• Required work:
Make an exact copy of the entries, and keep any pictures out of it.

[Entries with chart source code]
################

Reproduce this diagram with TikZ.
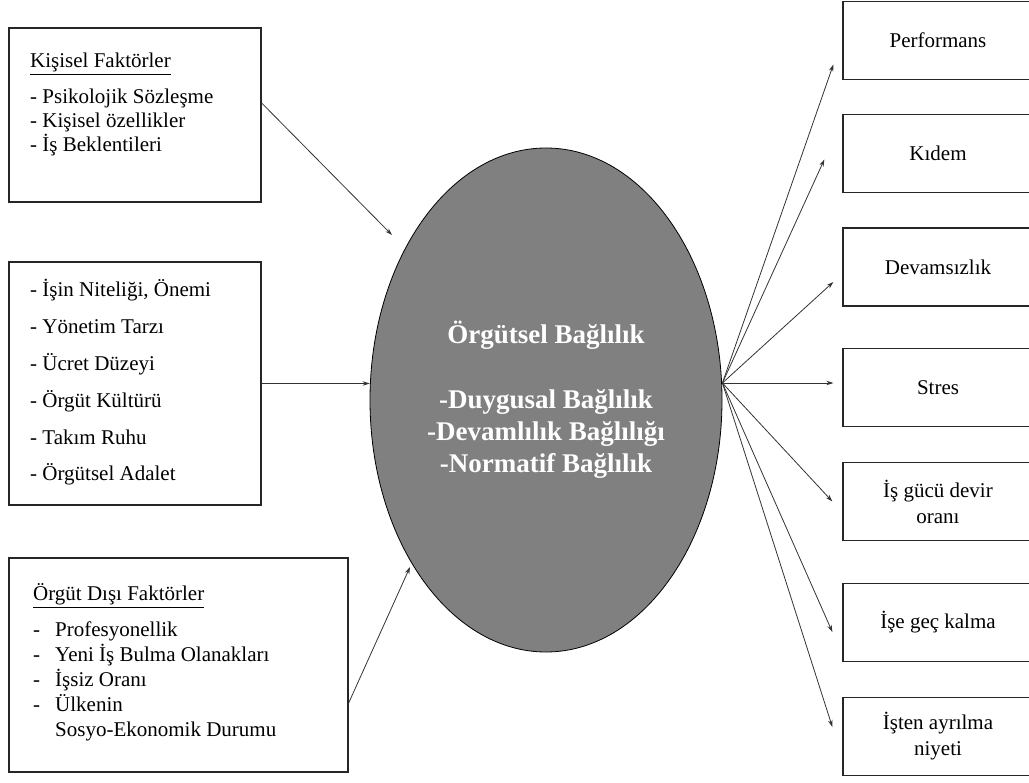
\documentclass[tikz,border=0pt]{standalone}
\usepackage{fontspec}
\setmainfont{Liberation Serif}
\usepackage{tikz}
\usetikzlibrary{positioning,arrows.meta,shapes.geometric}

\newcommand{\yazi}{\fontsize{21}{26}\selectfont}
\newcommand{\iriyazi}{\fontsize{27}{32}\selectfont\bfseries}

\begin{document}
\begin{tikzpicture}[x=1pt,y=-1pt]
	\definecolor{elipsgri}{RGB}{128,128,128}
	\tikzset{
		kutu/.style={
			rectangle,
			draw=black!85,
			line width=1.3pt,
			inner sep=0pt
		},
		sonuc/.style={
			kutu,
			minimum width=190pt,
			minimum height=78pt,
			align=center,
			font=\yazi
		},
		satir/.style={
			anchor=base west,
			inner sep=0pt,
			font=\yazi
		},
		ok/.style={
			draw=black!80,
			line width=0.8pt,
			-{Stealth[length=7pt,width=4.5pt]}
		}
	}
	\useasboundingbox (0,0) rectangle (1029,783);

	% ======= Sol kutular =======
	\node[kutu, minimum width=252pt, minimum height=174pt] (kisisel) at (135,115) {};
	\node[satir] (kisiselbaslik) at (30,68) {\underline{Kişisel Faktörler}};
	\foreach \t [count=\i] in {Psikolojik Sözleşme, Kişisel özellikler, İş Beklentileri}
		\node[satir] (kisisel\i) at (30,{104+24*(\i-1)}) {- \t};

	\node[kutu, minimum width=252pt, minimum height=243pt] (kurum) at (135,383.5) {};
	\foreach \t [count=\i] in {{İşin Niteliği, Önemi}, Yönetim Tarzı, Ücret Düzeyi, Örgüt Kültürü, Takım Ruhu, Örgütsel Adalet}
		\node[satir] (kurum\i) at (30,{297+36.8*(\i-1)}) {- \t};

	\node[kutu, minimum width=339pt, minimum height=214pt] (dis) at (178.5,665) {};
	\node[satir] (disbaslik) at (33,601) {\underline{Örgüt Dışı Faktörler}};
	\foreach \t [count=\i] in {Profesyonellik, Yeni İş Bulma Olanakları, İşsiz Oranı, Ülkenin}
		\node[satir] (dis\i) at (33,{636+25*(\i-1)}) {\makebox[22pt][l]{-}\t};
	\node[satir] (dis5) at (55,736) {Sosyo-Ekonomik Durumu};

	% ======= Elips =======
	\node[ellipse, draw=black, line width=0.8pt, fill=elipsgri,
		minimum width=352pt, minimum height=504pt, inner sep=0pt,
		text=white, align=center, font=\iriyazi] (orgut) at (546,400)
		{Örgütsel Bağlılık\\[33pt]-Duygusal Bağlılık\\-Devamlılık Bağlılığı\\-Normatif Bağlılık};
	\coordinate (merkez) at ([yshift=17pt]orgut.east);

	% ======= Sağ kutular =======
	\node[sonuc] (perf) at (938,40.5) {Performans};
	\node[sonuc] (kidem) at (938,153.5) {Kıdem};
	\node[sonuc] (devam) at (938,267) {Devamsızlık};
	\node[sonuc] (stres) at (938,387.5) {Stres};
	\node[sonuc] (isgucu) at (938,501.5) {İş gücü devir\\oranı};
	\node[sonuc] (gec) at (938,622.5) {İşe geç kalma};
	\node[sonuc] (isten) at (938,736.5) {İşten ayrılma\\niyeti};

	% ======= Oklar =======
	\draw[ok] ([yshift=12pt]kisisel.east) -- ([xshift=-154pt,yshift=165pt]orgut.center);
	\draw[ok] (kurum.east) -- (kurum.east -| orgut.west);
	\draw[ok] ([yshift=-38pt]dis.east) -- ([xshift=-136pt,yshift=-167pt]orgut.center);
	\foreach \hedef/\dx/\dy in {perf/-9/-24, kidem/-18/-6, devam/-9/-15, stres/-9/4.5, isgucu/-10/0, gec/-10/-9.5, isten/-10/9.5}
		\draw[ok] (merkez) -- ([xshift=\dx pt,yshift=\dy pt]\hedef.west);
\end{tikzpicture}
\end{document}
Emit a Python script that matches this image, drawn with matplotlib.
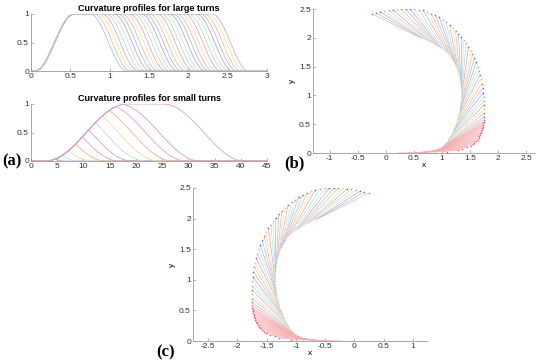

################

• Response to the exercise:
Reproduce this diagram with TikZ.
\documentclass[tikz,border=0pt]{standalone}
\usepackage{fontspec}
\setmainfont{Liberation Serif}
\usepackage{tikz}
\usetikzlibrary{positioning,arrows.meta,shapes.geometric}

\newcommand{\yazi}{\fontsize{21}{26}\selectfont}
\newcommand{\iriyazi}{\fontsize{27}{32}\selectfont\bfseries}

\begin{document}
\begin{tikzpicture}[x=1pt,y=-1pt]
	\definecolor{elipsgri}{RGB}{128,128,128}
	\tikzset{
		kutu/.style={
			rectangle,
			draw=black!85,
			line width=1.3pt,
			inner sep=0pt
		},
		sonuc/.style={
			kutu,
			minimum width=190pt,
			minimum height=78pt,
			align=center,
			font=\yazi
		},
		satir/.style={
			anchor=base west,
			inner sep=0pt,
			font=\yazi
		},
		ok/.style={
			draw=black!80,
			line width=0.8pt,
			-{Stealth[length=7pt,width=4.5pt]}
		}
	}
	\useasboundingbox (0,0) rectangle (1029,783);

	% ======= Sol kutular =======
	\node[kutu, minimum width=252pt, minimum height=174pt] (kisisel) at (135,115) {};
	\node[satir] (kisiselbaslik) at (30,68) {\underline{Kişisel Faktörler}};
	\foreach \t [count=\i] in {Psikolojik Sözleşme, Kişisel özellikler, İş Beklentileri}
		\node[satir] (kisisel\i) at (30,{104+24*(\i-1)}) {- \t};

	\node[kutu, minimum width=252pt, minimum height=243pt] (kurum) at (135,383.5) {};
	\foreach \t [count=\i] in {{İşin Niteliği, Önemi}, Yönetim Tarzı, Ücret Düzeyi, Örgüt Kültürü, Takım Ruhu, Örgütsel Adalet}
		\node[satir] (kurum\i) at (30,{297+36.8*(\i-1)}) {- \t};

	\node[kutu, minimum width=339pt, minimum height=214pt] (dis) at (178.5,665) {};
	\node[satir] (disbaslik) at (33,601) {\underline{Örgüt Dışı Faktörler}};
	\foreach \t [count=\i] in {Profesyonellik, Yeni İş Bulma Olanakları, İşsiz Oranı, Ülkenin}
		\node[satir] (dis\i) at (33,{636+25*(\i-1)}) {\makebox[22pt][l]{-}\t};
	\node[satir] (dis5) at (55,736) {Sosyo-Ekonomik Durumu};

	% ======= Elips =======
	\node[ellipse, draw=black, line width=0.8pt, fill=elipsgri,
		minimum width=352pt, minimum height=504pt, inner sep=0pt,
		text=white, align=center, font=\iriyazi] (orgut) at (546,400)
		{Örgütsel Bağlılık\\[33pt]-Duygusal Bağlılık\\-Devamlılık Bağlılığı\\-Normatif Bağlılık};
	\coordinate (merkez) at ([yshift=17pt]orgut.east);

	% ======= Sağ kutular =======
	\node[sonuc] (perf) at (938,40.5) {Performans};
	\node[sonuc] (kidem) at (938,153.5) {Kıdem};
	\node[sonuc] (devam) at (938,267) {Devamsızlık};
	\node[sonuc] (stres) at (938,387.5) {Stres};
	\node[sonuc] (isgucu) at (938,501.5) {İş gücü devir\\oranı};
	\node[sonuc] (gec) at (938,622.5) {İşe geç kalma};
	\node[sonuc] (isten) at (938,736.5) {İşten ayrılma\\niyeti};

	% ======= Oklar =======
	\draw[ok] ([yshift=12pt]kisisel.east) -- ([xshift=-154pt,yshift=165pt]orgut.center);
	\draw[ok] (kurum.east) -- (kurum.east -| orgut.west);
	\draw[ok] ([yshift=-38pt]dis.east) -- ([xshift=-136pt,yshift=-167pt]orgut.center);
	\foreach \hedef/\dx/\dy in {perf/-9/-24, kidem/-18/-6, devam/-9/-15, stres/-9/4.5, isgucu/-10/0, gec/-10/-9.5, isten/-10/9.5}
		\draw[ok] (merkez) -- ([xshift=\dx pt,yshift=\dy pt]\hedef.west);
\end{tikzpicture}
\end{document}
Emit a Python script that matches this image, drawn with matplotlib.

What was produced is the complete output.